### TASK
Retype all material exactly. Pictures stay out of the copy.

### COLLECTED MATERIAL

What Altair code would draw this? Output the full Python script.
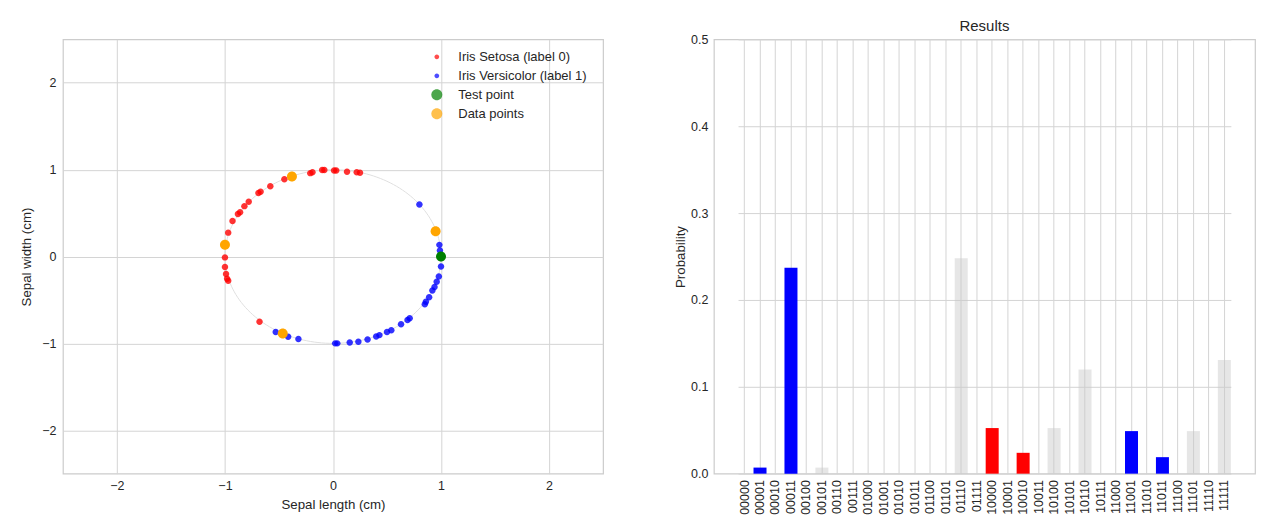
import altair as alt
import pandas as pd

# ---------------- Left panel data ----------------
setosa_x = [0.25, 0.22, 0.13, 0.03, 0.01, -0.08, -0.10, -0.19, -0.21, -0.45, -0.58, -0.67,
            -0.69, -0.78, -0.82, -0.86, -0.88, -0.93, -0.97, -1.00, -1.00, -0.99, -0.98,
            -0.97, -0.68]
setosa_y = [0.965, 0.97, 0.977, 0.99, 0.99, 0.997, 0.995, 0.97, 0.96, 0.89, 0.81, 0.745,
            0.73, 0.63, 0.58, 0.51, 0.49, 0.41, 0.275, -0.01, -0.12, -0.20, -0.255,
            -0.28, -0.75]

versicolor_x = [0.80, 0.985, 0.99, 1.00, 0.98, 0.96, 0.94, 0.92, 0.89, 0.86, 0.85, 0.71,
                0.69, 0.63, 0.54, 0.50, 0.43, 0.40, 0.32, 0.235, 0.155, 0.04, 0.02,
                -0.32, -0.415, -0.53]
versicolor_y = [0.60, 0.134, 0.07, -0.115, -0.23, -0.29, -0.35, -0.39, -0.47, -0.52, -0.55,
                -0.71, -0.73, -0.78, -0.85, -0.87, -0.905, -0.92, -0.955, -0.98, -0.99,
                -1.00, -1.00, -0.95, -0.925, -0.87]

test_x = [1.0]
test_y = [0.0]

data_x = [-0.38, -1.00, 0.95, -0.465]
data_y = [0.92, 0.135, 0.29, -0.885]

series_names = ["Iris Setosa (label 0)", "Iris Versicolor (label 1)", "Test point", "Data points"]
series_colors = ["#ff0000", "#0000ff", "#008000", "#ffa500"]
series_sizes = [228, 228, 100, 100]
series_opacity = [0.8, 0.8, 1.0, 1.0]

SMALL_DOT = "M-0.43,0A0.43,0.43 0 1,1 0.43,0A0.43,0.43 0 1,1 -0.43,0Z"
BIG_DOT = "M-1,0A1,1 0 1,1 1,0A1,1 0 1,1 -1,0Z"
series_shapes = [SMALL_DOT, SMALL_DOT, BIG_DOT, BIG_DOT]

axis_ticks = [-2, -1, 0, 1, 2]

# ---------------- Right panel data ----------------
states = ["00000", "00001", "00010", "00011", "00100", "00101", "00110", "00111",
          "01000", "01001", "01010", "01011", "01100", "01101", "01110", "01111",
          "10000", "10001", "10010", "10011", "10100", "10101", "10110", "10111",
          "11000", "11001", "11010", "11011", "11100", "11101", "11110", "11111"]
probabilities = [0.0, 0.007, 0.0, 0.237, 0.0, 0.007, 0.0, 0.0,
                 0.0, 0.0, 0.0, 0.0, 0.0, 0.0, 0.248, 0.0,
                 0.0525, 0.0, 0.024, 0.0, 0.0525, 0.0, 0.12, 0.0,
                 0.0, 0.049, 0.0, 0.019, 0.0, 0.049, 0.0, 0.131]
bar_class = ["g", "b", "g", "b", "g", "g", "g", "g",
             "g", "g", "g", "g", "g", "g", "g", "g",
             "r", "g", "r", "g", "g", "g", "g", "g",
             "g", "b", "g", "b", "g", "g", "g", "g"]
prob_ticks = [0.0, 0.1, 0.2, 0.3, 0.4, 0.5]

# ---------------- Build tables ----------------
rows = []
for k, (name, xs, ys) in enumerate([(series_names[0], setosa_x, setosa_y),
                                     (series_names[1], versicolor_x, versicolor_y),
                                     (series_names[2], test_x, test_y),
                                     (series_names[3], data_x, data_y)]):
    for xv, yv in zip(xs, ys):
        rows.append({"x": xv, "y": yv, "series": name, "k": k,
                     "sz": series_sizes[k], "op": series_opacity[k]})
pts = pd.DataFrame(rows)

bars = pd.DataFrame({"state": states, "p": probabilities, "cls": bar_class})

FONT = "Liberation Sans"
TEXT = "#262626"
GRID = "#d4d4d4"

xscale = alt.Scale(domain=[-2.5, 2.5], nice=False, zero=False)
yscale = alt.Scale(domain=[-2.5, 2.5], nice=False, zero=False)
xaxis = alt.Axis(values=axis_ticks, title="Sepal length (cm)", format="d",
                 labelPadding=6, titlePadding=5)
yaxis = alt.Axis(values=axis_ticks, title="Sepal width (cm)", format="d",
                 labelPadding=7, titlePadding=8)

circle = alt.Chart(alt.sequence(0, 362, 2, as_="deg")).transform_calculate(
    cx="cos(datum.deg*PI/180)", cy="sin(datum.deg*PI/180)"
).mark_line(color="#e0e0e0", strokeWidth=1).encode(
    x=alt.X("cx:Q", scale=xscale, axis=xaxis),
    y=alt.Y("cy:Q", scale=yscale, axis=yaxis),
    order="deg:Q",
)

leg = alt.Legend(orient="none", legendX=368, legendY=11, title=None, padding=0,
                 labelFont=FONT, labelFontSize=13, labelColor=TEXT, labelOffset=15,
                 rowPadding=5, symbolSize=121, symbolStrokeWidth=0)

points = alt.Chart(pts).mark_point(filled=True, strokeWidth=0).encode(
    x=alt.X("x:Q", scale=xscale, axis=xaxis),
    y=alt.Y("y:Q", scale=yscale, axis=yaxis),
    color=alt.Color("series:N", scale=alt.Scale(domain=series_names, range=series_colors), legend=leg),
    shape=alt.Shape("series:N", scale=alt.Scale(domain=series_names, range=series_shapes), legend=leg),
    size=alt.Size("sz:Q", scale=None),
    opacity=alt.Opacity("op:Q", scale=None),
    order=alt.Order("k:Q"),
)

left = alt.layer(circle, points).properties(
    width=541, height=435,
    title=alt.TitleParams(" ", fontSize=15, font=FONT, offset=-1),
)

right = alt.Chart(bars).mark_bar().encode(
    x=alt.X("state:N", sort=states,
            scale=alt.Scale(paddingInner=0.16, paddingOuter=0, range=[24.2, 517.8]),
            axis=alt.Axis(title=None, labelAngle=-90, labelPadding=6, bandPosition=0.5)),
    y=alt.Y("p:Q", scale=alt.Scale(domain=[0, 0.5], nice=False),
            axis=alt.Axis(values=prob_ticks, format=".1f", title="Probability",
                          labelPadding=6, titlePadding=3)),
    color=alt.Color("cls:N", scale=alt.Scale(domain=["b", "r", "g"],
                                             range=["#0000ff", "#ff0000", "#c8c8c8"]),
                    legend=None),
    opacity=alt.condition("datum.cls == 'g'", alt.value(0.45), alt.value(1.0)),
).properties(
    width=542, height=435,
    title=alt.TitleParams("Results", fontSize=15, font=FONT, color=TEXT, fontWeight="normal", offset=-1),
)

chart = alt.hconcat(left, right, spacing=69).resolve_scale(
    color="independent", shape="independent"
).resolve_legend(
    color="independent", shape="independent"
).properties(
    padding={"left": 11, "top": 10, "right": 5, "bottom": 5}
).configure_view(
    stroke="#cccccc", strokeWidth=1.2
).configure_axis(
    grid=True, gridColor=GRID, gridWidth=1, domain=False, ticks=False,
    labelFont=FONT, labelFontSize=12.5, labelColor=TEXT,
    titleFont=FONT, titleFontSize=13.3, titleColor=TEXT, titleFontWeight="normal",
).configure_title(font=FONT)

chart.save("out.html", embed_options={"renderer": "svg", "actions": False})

### PROBLEM SOLUTION
What Altair code would draw this? Output the full Python script.
import altair as alt
import pandas as pd

# ---------------- Left panel data ----------------
setosa_x = [0.25, 0.22, 0.13, 0.03, 0.01, -0.08, -0.10, -0.19, -0.21, -0.45, -0.58, -0.67,
            -0.69, -0.78, -0.82, -0.86, -0.88, -0.93, -0.97, -1.00, -1.00, -0.99, -0.98,
            -0.97, -0.68]
setosa_y = [0.965, 0.97, 0.977, 0.99, 0.99, 0.997, 0.995, 0.97, 0.96, 0.89, 0.81, 0.745,
            0.73, 0.63, 0.58, 0.51, 0.49, 0.41, 0.275, -0.01, -0.12, -0.20, -0.255,
            -0.28, -0.75]

versicolor_x = [0.80, 0.985, 0.99, 1.00, 0.98, 0.96, 0.94, 0.92, 0.89, 0.86, 0.85, 0.71,
                0.69, 0.63, 0.54, 0.50, 0.43, 0.40, 0.32, 0.235, 0.155, 0.04, 0.02,
                -0.32, -0.415, -0.53]
versicolor_y = [0.60, 0.134, 0.07, -0.115, -0.23, -0.29, -0.35, -0.39, -0.47, -0.52, -0.55,
                -0.71, -0.73, -0.78, -0.85, -0.87, -0.905, -0.92, -0.955, -0.98, -0.99,
                -1.00, -1.00, -0.95, -0.925, -0.87]

test_x = [1.0]
test_y = [0.0]

data_x = [-0.38, -1.00, 0.95, -0.465]
data_y = [0.92, 0.135, 0.29, -0.885]

series_names = ["Iris Setosa (label 0)", "Iris Versicolor (label 1)", "Test point", "Data points"]
series_colors = ["#ff0000", "#0000ff", "#008000", "#ffa500"]
series_sizes = [228, 228, 100, 100]
series_opacity = [0.8, 0.8, 1.0, 1.0]

SMALL_DOT = "M-0.43,0A0.43,0.43 0 1,1 0.43,0A0.43,0.43 0 1,1 -0.43,0Z"
BIG_DOT = "M-1,0A1,1 0 1,1 1,0A1,1 0 1,1 -1,0Z"
series_shapes = [SMALL_DOT, SMALL_DOT, BIG_DOT, BIG_DOT]

axis_ticks = [-2, -1, 0, 1, 2]

# ---------------- Right panel data ----------------
states = ["00000", "00001", "00010", "00011", "00100", "00101", "00110", "00111",
          "01000", "01001", "01010", "01011", "01100", "01101", "01110", "01111",
          "10000", "10001", "10010", "10011", "10100", "10101", "10110", "10111",
          "11000", "11001", "11010", "11011", "11100", "11101", "11110", "11111"]
probabilities = [0.0, 0.007, 0.0, 0.237, 0.0, 0.007, 0.0, 0.0,
                 0.0, 0.0, 0.0, 0.0, 0.0, 0.0, 0.248, 0.0,
                 0.0525, 0.0, 0.024, 0.0, 0.0525, 0.0, 0.12, 0.0,
                 0.0, 0.049, 0.0, 0.019, 0.0, 0.049, 0.0, 0.131]
bar_class = ["g", "b", "g", "b", "g", "g", "g", "g",
             "g", "g", "g", "g", "g", "g", "g", "g",
             "r", "g", "r", "g", "g", "g", "g", "g",
             "g", "b", "g", "b", "g", "g", "g", "g"]
prob_ticks = [0.0, 0.1, 0.2, 0.3, 0.4, 0.5]

# ---------------- Build tables ----------------
rows = []
for k, (name, xs, ys) in enumerate([(series_names[0], setosa_x, setosa_y),
                                     (series_names[1], versicolor_x, versicolor_y),
                                     (series_names[2], test_x, test_y),
                                     (series_names[3], data_x, data_y)]):
    for xv, yv in zip(xs, ys):
        rows.append({"x": xv, "y": yv, "series": name, "k": k,
                     "sz": series_sizes[k], "op": series_opacity[k]})
pts = pd.DataFrame(rows)

bars = pd.DataFrame({"state": states, "p": probabilities, "cls": bar_class})

FONT = "Liberation Sans"
TEXT = "#262626"
GRID = "#d4d4d4"

xscale = alt.Scale(domain=[-2.5, 2.5], nice=False, zero=False)
yscale = alt.Scale(domain=[-2.5, 2.5], nice=False, zero=False)
xaxis = alt.Axis(values=axis_ticks, title="Sepal length (cm)", format="d",
                 labelPadding=6, titlePadding=5)
yaxis = alt.Axis(values=axis_ticks, title="Sepal width (cm)", format="d",
                 labelPadding=7, titlePadding=8)

circle = alt.Chart(alt.sequence(0, 362, 2, as_="deg")).transform_calculate(
    cx="cos(datum.deg*PI/180)", cy="sin(datum.deg*PI/180)"
).mark_line(color="#e0e0e0", strokeWidth=1).encode(
    x=alt.X("cx:Q", scale=xscale, axis=xaxis),
    y=alt.Y("cy:Q", scale=yscale, axis=yaxis),
    order="deg:Q",
)

leg = alt.Legend(orient="none", legendX=368, legendY=11, title=None, padding=0,
                 labelFont=FONT, labelFontSize=13, labelColor=TEXT, labelOffset=15,
                 rowPadding=5, symbolSize=121, symbolStrokeWidth=0)

points = alt.Chart(pts).mark_point(filled=True, strokeWidth=0).encode(
    x=alt.X("x:Q", scale=xscale, axis=xaxis),
    y=alt.Y("y:Q", scale=yscale, axis=yaxis),
    color=alt.Color("series:N", scale=alt.Scale(domain=series_names, range=series_colors), legend=leg),
    shape=alt.Shape("series:N", scale=alt.Scale(domain=series_names, range=series_shapes), legend=leg),
    size=alt.Size("sz:Q", scale=None),
    opacity=alt.Opacity("op:Q", scale=None),
    order=alt.Order("k:Q"),
)

left = alt.layer(circle, points).properties(
    width=541, height=435,
    title=alt.TitleParams(" ", fontSize=15, font=FONT, offset=-1),
)

right = alt.Chart(bars).mark_bar().encode(
    x=alt.X("state:N", sort=states,
            scale=alt.Scale(paddingInner=0.16, paddingOuter=0, range=[24.2, 517.8]),
            axis=alt.Axis(title=None, labelAngle=-90, labelPadding=6, bandPosition=0.5)),
    y=alt.Y("p:Q", scale=alt.Scale(domain=[0, 0.5], nice=False),
            axis=alt.Axis(values=prob_ticks, format=".1f", title="Probability",
                          labelPadding=6, titlePadding=3)),
    color=alt.Color("cls:N", scale=alt.Scale(domain=["b", "r", "g"],
                                             range=["#0000ff", "#ff0000", "#c8c8c8"]),
                    legend=None),
    opacity=alt.condition("datum.cls == 'g'", alt.value(0.45), alt.value(1.0)),
).properties(
    width=542, height=435,
    title=alt.TitleParams("Results", fontSize=15, font=FONT, color=TEXT, fontWeight="normal", offset=-1),
)

chart = alt.hconcat(left, right, spacing=69).resolve_scale(
    color="independent", shape="independent"
).resolve_legend(
    color="independent", shape="independent"
).properties(
    padding={"left": 11, "top": 10, "right": 5, "bottom": 5}
).configure_view(
    stroke="#cccccc", strokeWidth=1.2
).configure_axis(
    grid=True, gridColor=GRID, gridWidth=1, domain=False, ticks=False,
    labelFont=FONT, labelFontSize=12.5, labelColor=TEXT,
    titleFont=FONT, titleFontSize=13.3, titleColor=TEXT, titleFontWeight="normal",
).configure_title(font=FONT)

chart.save("out.html", embed_options={"renderer": "svg", "actions": False})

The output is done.